Exercise aim - Copy every line of the following data that includes the string "this".

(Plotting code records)
****************

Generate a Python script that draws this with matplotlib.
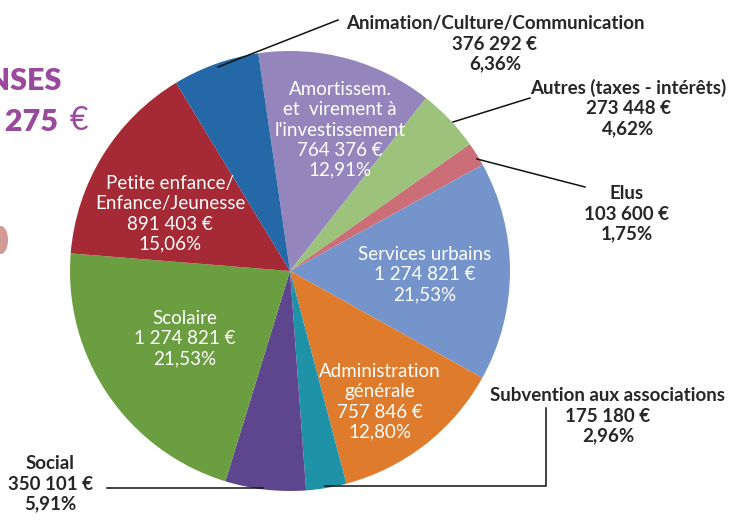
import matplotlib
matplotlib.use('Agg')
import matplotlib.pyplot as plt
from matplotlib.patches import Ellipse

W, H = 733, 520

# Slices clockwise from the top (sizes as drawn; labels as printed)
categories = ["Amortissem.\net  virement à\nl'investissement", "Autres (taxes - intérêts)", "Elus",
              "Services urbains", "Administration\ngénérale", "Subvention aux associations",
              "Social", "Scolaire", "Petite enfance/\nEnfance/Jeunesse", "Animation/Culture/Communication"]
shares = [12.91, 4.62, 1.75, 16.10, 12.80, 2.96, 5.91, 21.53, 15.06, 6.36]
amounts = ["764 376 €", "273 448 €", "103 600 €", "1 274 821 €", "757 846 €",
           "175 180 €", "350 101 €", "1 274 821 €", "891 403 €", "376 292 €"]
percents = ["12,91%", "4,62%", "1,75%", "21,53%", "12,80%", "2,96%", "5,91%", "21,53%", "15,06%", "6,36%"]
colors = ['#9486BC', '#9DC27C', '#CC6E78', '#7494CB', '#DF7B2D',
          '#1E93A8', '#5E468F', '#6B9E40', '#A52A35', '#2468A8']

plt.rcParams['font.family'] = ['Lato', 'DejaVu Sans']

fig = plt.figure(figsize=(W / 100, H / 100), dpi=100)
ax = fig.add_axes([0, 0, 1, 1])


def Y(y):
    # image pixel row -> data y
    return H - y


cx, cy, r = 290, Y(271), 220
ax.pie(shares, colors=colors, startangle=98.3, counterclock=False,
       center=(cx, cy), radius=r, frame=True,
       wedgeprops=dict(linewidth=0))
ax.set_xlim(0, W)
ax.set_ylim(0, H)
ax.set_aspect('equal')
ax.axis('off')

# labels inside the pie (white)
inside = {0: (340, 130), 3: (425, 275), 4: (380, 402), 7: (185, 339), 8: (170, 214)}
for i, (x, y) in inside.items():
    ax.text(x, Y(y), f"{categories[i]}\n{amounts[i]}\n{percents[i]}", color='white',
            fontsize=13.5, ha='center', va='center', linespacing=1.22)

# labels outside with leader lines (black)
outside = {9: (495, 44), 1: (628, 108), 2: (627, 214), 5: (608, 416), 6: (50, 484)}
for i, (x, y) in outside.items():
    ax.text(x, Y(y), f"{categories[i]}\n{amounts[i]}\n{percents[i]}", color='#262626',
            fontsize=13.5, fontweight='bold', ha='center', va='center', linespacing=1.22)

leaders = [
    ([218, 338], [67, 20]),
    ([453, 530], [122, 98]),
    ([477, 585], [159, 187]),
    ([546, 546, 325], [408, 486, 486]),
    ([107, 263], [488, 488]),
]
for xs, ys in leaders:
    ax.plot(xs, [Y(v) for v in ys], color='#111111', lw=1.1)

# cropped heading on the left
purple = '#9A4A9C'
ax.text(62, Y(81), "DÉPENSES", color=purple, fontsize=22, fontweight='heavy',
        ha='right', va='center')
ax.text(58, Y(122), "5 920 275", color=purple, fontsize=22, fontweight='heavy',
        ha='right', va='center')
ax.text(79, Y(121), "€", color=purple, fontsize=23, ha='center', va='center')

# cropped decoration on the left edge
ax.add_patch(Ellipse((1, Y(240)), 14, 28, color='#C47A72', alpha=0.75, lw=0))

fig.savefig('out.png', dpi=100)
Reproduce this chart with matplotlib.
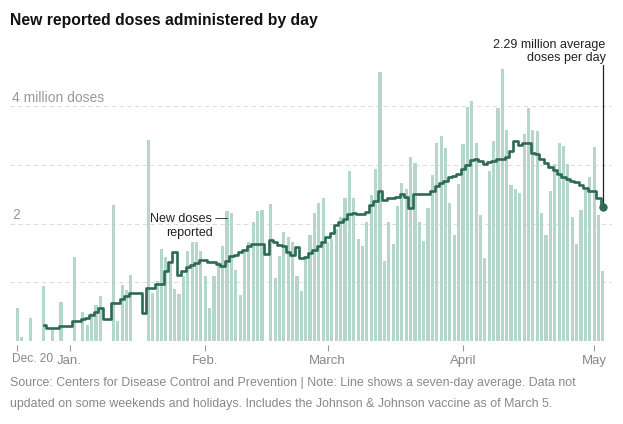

****************

The solution -
Generate a Python script that draws this with matplotlib.
Reproduce this chart with matplotlib.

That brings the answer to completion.